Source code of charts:
* BEGIN *
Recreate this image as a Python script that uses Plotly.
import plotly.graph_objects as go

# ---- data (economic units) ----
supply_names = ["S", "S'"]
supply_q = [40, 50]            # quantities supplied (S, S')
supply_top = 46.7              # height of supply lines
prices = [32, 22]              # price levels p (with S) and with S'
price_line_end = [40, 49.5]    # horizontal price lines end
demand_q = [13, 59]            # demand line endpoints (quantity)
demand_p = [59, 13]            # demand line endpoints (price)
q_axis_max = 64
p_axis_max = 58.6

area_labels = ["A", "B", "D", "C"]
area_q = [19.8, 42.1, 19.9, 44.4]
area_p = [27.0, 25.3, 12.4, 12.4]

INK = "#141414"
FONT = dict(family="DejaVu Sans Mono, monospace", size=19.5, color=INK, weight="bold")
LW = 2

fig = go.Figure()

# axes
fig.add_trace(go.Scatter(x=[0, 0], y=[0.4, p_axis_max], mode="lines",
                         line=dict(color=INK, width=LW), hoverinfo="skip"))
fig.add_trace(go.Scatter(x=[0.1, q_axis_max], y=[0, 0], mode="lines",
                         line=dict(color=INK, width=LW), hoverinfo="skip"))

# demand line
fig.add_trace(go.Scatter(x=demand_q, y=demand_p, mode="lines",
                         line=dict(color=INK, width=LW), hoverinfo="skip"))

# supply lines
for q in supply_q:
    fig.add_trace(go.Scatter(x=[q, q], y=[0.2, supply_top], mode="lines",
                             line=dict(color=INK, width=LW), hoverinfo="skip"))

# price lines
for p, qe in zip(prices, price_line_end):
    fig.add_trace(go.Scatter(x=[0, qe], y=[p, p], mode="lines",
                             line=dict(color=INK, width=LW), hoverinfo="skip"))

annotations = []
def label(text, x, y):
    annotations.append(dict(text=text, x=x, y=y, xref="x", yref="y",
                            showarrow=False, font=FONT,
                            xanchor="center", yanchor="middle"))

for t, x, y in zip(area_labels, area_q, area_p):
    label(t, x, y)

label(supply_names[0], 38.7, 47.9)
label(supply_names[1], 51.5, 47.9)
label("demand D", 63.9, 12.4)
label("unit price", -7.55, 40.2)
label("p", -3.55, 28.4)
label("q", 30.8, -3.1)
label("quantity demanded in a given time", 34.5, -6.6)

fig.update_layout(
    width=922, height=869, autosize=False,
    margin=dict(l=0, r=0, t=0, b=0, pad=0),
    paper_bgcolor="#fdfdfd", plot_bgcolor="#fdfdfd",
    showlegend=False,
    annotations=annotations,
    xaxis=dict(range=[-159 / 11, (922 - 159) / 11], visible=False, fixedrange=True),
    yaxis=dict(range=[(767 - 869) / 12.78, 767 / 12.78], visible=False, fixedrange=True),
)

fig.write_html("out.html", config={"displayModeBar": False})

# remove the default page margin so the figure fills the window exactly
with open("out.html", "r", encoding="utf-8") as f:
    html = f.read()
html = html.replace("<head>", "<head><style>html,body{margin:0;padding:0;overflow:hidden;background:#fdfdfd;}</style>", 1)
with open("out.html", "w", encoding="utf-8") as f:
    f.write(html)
* END *
* BEGIN *
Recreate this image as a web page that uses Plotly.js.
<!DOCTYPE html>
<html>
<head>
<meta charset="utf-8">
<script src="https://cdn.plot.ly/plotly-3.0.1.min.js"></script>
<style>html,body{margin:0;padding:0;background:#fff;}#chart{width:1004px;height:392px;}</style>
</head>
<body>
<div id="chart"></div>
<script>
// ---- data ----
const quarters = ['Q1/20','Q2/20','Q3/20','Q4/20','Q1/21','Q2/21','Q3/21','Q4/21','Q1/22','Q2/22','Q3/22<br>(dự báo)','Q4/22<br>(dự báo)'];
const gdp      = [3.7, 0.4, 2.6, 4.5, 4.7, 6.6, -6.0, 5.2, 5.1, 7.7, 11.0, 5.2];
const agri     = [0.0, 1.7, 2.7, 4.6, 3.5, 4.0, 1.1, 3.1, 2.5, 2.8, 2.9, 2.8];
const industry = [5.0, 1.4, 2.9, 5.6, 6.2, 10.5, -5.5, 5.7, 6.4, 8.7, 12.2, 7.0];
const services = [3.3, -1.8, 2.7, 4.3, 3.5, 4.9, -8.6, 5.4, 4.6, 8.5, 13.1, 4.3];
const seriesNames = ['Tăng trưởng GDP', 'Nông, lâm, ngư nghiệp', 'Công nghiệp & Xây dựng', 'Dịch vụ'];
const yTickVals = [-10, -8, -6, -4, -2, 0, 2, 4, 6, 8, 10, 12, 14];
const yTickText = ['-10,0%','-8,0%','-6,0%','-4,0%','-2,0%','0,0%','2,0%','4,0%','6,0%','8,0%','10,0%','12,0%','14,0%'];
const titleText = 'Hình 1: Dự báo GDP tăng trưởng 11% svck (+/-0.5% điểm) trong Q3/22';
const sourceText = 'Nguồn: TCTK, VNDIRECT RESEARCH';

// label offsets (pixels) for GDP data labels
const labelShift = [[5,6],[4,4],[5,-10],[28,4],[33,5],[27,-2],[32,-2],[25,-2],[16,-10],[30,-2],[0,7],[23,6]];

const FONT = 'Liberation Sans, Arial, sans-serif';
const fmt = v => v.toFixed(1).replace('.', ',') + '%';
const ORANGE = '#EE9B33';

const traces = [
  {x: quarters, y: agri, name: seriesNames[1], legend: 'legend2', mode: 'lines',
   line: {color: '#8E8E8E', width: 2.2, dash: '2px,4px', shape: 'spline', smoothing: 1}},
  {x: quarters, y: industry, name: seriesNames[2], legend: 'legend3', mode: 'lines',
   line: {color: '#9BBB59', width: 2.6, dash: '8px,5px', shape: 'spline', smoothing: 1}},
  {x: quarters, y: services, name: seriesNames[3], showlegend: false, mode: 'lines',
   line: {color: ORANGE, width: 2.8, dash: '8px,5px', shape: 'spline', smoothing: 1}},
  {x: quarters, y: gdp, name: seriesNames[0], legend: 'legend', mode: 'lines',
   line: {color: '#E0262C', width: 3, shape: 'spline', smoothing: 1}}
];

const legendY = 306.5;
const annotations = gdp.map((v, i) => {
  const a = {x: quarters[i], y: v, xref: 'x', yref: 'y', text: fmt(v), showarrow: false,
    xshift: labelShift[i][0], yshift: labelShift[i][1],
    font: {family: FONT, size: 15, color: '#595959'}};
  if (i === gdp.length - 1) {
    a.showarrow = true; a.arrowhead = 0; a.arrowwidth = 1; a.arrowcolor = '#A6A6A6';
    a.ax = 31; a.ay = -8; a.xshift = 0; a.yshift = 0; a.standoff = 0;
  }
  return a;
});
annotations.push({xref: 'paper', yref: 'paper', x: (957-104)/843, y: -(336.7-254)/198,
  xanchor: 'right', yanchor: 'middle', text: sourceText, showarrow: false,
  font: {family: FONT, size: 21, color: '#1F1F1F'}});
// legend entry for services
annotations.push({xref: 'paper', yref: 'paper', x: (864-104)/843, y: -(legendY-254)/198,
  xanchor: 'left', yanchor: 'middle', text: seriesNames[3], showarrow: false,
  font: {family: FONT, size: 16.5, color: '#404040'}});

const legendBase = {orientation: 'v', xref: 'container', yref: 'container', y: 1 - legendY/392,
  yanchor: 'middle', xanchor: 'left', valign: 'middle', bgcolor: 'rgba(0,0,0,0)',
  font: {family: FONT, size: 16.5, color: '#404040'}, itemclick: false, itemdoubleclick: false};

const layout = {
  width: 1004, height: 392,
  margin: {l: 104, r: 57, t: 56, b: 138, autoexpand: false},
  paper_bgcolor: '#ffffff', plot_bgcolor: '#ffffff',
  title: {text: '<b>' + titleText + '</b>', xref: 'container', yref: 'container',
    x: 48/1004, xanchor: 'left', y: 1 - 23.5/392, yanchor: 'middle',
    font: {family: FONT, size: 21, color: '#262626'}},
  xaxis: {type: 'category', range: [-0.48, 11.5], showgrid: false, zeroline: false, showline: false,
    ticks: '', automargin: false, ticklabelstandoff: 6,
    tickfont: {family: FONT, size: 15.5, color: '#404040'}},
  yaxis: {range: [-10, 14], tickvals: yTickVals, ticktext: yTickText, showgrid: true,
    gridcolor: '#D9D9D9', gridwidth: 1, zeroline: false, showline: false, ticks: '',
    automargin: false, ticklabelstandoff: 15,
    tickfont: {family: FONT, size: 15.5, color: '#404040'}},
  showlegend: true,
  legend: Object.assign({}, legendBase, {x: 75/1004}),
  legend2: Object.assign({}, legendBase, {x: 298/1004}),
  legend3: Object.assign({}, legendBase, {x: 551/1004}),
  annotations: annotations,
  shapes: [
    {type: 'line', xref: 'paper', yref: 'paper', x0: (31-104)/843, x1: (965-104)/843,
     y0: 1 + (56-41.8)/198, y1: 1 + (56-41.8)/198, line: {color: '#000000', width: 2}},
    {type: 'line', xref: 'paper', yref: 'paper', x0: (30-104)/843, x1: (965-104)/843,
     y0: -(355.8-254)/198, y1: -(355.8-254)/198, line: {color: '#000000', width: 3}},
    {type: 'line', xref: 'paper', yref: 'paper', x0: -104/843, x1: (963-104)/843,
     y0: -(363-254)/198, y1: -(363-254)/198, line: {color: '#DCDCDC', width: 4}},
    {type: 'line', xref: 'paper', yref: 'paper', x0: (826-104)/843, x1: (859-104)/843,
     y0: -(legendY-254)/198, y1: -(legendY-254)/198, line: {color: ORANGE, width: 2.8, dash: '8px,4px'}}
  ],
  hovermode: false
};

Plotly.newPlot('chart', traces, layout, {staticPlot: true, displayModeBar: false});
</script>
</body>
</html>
* END *
Copy down every line of the entries containing the word "image".

Recreate this image as a Python script that uses Plotly.
Recreate this image as a web page that uses Plotly.js.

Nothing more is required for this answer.